Serra is initially hesitant about activating the self-destruct system for the prison, but upon discovering Lucia's death, she promptly activates the system. Bane manages to escape from Zannah, and each attempt to escape on different shuttles. Prior to this, Set, who accompanied Zannah, tracks down the aura of Darth Andeddu's holocron among Bane's confiscated possessions. He attempts to escape, but he is waylaid by the Huntress in the shuttle bay. He manages to evade her and escape on a shuttle. The Huntress then encounters Bane, and pledges to become his next apprentice, offering him back his lightsaber and holocron which she stole from his estate.

Bane and the Huntress, now renamed Darth Cognus, follows Serra back to Ambria near Caleb's cottage. The princess, who has now learned to let go of her hatred, calmly awaits Bane and allows Cognus to kill her. Bane then sends a message to Zannah directing her to Ambria to finish their duel.

Zannah arrives and they restart their duel, with Bane now armed. Zannah now knows that she cannot best Bane in combat, so she resolves to utilize her specialty of Sith sorcery. Their fight progresses with Bane pressuring Zannah until Zannah unleashes a mind attack. Bane powers through her illusions, but Zannah reveals her trump card and summons sentient tentacles of pure dark side energy. Bane evades them and rushes Zannah, but his final blow is cut short by a tentacle severing the arm holding his lightsaber. As a last resort, he invokes Darth Andeddu's essence transfer technique to possess Zannah. His body is destroyed and reduced to ash as a side effect of the technique and the two fight a battle of wills within Zannah's body. The fight ends and it is unclear who is the victor. Zannah proclaims : "Darth Bane is gone.

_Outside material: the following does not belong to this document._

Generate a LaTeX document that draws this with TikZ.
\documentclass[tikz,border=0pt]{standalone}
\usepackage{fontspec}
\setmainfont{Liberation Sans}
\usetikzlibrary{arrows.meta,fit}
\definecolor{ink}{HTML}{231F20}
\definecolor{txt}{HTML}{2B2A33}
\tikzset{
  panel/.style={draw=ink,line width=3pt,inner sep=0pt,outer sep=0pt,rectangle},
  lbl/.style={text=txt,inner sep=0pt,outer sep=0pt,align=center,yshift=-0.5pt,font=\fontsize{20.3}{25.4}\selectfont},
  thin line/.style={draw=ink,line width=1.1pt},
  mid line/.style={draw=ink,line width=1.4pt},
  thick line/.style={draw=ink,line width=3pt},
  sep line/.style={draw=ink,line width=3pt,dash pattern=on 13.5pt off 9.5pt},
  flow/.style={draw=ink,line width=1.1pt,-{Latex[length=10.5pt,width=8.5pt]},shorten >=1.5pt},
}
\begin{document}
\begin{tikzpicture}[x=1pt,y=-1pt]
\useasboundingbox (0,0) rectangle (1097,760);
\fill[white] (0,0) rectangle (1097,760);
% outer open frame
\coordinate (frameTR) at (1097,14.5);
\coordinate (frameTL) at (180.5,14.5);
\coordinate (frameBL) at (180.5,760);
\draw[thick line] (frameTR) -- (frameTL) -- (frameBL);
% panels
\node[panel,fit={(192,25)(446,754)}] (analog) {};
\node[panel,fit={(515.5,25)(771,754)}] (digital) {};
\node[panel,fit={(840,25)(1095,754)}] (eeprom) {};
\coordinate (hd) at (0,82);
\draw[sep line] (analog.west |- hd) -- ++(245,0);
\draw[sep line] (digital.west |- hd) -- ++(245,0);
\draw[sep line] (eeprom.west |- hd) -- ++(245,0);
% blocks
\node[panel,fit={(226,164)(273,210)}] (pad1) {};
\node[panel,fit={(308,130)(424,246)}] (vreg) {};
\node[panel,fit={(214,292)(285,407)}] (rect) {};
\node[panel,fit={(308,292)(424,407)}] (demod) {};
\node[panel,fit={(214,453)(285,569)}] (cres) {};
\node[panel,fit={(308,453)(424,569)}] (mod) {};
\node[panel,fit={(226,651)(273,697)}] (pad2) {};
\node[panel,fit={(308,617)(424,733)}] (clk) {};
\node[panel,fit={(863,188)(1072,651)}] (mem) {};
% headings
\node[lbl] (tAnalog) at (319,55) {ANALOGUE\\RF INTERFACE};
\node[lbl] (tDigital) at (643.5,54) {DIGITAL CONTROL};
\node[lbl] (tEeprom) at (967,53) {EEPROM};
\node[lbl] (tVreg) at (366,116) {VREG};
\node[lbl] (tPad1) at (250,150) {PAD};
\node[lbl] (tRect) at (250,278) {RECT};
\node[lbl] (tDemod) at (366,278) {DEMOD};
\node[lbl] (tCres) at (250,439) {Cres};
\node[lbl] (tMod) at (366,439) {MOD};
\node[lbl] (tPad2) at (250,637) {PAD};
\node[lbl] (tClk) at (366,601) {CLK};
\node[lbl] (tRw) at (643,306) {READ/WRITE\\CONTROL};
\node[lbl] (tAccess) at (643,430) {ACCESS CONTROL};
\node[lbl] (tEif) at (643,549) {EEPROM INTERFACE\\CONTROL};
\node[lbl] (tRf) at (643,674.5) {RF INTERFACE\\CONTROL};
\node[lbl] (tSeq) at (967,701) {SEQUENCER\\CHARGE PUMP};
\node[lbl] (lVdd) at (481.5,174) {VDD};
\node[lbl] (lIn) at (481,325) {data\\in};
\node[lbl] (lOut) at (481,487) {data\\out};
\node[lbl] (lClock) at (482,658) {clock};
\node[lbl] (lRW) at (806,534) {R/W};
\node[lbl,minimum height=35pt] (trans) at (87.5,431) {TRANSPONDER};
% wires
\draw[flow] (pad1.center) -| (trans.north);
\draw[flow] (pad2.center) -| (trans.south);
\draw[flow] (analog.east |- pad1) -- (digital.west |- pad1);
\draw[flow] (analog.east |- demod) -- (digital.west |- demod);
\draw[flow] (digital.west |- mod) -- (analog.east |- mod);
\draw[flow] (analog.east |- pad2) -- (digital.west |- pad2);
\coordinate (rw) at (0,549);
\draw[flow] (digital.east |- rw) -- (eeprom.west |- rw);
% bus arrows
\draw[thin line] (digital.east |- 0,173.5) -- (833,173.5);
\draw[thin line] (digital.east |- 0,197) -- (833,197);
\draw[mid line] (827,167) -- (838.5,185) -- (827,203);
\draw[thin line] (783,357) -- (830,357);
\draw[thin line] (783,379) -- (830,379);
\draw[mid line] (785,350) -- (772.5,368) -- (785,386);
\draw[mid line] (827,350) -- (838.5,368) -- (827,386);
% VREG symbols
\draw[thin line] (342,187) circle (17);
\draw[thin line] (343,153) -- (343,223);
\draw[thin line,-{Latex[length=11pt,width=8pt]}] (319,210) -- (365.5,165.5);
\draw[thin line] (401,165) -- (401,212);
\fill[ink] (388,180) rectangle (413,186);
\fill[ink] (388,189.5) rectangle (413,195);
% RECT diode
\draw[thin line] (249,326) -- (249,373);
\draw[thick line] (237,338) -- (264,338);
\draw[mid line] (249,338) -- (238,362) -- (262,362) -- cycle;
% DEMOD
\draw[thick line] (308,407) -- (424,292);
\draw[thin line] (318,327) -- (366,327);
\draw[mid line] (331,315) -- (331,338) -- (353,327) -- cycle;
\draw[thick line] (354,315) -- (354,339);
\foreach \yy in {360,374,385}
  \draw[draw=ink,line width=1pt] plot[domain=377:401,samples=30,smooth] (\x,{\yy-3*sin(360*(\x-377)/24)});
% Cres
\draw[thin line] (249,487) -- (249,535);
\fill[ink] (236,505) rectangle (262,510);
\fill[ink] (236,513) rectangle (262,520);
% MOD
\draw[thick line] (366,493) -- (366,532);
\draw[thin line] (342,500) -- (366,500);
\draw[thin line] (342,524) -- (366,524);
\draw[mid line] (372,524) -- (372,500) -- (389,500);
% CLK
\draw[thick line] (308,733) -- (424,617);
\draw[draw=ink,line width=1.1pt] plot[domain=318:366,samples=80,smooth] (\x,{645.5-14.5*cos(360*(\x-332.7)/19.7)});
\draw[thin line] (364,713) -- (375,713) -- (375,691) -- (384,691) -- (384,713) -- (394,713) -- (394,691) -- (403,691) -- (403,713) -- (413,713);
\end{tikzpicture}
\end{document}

I am Darth Zannah, Dark Lord of the Sith and your new Master". Cognus approaches Zannah and proclaims her loyalty to the new Sith Master, as her apprentice. Still, Cognus cannot help but notice as Zannah speaks she was continually clenching and unclenching the fingers of her left hand. Bane's method of halting the tremors that plagued his old body. Bane's essence remains dead, but a part of his influence lives on in Zannah.

In some unknown place, Set has activated Darth Andeddu's holocron and plans to obtain immortality.

====Legacy (2006)====

Darth Bane is also featured in Star Wars: Legacy, set 130 years after Return of the Jedi. In #5: Broken, Part 4, Darth Krayt uses a Holocron to summon the long-dead Sith Lords Darth Bane, Darth Nihilus and Darth Andeddu. Bane condemns Krayt for taking more than one apprentice, and prophesies that Krayt's new Sith Empire will collapse when his followers turn on themselves, since in Bane's view the "One Sith" philosophy of Krayt is not an improvement on Bane's Rule of Two.

===Canon===

====Star Wars: The Clone Wars (2014)====

In the Star Wars: The Clone Wars season six episode "Sacrifice", Darth Bane appears as an apparition to Yoda on the Sith home planet Moraband. He is voiced by Mark Hamill, who portrayed Luke Skywalker in the films. Prior to taking on the role of Bane, Hamill did not know of the character or how Bane fit into the overall arc of Star Wars. His son Nathan knew about the history of the character, however, and was able to explain it to his father once he took on the role. For the portrayal, Dave Filoni recorded Hamill reading his lines using multiple inflections, each portraying different emotions, and then blended all together into the version heard within the episode. Previous to that appearance, the developers of the show had considered and rejected for Darth Bane to appear during the third season's Mortis Trilogy arc alongside Darth Revan, acting as an influence on the Son (an embodiment of the dark side). For now, this serves as Bane's only canon appearance.

Bane was to originally appear, alongside Darth Revan, in the third-season episode "Ghosts of Mortis" as an influence to The Son, an embodiment of the dark side of the Force. Although George Lucas commissioned the scene, he later cut it before the scene could be fully animated.

===Non-canon===
====Star Wars: Galaxy of Heroes (2015)====
Darth Bane eventually became one of the many playable Star Wars characters in the mobile turn-based role-playing game Star Wars: Galaxy of Heroes, featuring characters from both the mainstream canon timeline established by The Walt Disney Company, along with select Legends characters. He was added during the game's ninth year of operation in 2024, and could only be unlocked through the Conquest mode.

==Relationships==
===Mentorship tree===

| Notes: |

==Reception==
Darth Bane: Path of Destruction reached No. 11 on the New York Times bestseller list on October 15, 2006. Darth Bane: Rule of Two reached 14 on the New York Times bestseller list on January 13, 2008.